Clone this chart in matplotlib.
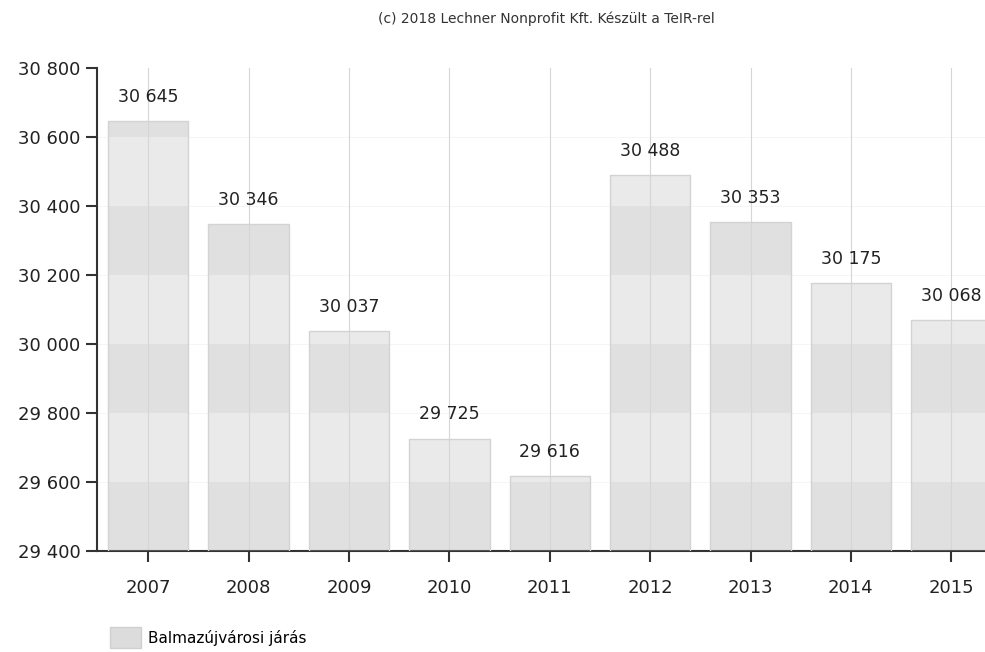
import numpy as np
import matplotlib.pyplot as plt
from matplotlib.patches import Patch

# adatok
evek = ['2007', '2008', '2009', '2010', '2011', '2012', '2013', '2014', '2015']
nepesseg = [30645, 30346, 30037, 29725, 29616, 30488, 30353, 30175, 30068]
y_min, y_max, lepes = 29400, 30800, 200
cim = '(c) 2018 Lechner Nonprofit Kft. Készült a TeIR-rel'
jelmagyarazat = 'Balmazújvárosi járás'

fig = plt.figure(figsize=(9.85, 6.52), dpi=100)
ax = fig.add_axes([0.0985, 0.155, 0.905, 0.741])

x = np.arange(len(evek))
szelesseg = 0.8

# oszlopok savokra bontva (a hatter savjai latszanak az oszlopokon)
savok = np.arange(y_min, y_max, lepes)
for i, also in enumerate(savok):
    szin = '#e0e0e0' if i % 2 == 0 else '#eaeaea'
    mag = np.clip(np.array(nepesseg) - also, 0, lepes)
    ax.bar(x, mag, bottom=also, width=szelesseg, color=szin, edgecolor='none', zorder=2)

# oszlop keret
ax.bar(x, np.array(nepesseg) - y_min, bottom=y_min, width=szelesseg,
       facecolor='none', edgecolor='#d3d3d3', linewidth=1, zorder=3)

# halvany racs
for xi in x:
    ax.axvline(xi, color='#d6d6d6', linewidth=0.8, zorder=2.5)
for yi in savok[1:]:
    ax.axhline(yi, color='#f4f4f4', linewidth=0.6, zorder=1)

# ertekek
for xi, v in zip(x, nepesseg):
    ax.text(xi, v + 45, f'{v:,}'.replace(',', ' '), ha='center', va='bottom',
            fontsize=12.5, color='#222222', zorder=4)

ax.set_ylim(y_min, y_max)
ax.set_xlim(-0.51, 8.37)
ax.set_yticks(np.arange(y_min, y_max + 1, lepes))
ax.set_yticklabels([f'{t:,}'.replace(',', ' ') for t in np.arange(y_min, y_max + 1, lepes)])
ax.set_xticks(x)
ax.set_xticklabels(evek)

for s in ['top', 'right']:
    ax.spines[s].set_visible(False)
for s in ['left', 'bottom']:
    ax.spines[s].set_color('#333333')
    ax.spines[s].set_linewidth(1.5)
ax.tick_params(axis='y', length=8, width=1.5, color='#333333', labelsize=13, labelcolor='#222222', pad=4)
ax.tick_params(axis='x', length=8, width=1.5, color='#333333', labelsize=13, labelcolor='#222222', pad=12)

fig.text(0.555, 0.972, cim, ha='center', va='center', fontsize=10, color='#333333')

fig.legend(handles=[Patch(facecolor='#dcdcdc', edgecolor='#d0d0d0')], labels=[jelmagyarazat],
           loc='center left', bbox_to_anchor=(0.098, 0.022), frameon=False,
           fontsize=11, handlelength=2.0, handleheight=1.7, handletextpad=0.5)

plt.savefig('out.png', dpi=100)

————————

Reproduce all of the material exactly, apart from the pictures.

## [The response]
Clone this chart in matplotlib.
import numpy as np
import matplotlib.pyplot as plt
from matplotlib.patches import Patch

# adatok
evek = ['2007', '2008', '2009', '2010', '2011', '2012', '2013', '2014', '2015']
nepesseg = [30645, 30346, 30037, 29725, 29616, 30488, 30353, 30175, 30068]
y_min, y_max, lepes = 29400, 30800, 200
cim = '(c) 2018 Lechner Nonprofit Kft. Készült a TeIR-rel'
jelmagyarazat = 'Balmazújvárosi járás'

fig = plt.figure(figsize=(9.85, 6.52), dpi=100)
ax = fig.add_axes([0.0985, 0.155, 0.905, 0.741])

x = np.arange(len(evek))
szelesseg = 0.8

# oszlopok savokra bontva (a hatter savjai latszanak az oszlopokon)
savok = np.arange(y_min, y_max, lepes)
for i, also in enumerate(savok):
    szin = '#e0e0e0' if i % 2 == 0 else '#eaeaea'
    mag = np.clip(np.array(nepesseg) - also, 0, lepes)
    ax.bar(x, mag, bottom=also, width=szelesseg, color=szin, edgecolor='none', zorder=2)

# oszlop keret
ax.bar(x, np.array(nepesseg) - y_min, bottom=y_min, width=szelesseg,
       facecolor='none', edgecolor='#d3d3d3', linewidth=1, zorder=3)

# halvany racs
for xi in x:
    ax.axvline(xi, color='#d6d6d6', linewidth=0.8, zorder=2.5)
for yi in savok[1:]:
    ax.axhline(yi, color='#f4f4f4', linewidth=0.6, zorder=1)

# ertekek
for xi, v in zip(x, nepesseg):
    ax.text(xi, v + 45, f'{v:,}'.replace(',', ' '), ha='center', va='bottom',
            fontsize=12.5, color='#222222', zorder=4)

ax.set_ylim(y_min, y_max)
ax.set_xlim(-0.51, 8.37)
ax.set_yticks(np.arange(y_min, y_max + 1, lepes))
ax.set_yticklabels([f'{t:,}'.replace(',', ' ') for t in np.arange(y_min, y_max + 1, lepes)])
ax.set_xticks(x)
ax.set_xticklabels(evek)

for s in ['top', 'right']:
    ax.spines[s].set_visible(False)
for s in ['left', 'bottom']:
    ax.spines[s].set_color('#333333')
    ax.spines[s].set_linewidth(1.5)
ax.tick_params(axis='y', length=8, width=1.5, color='#333333', labelsize=13, labelcolor='#222222', pad=4)
ax.tick_params(axis='x', length=8, width=1.5, color='#333333', labelsize=13, labelcolor='#222222', pad=12)

fig.text(0.555, 0.972, cim, ha='center', va='center', fontsize=10, color='#333333')

fig.legend(handles=[Patch(facecolor='#dcdcdc', edgecolor='#d0d0d0')], labels=[jelmagyarazat],
           loc='center left', bbox_to_anchor=(0.098, 0.022), frameon=False,
           fontsize=11, handlelength=2.0, handleheight=1.7, handletextpad=0.5)

plt.savefig('out.png', dpi=100)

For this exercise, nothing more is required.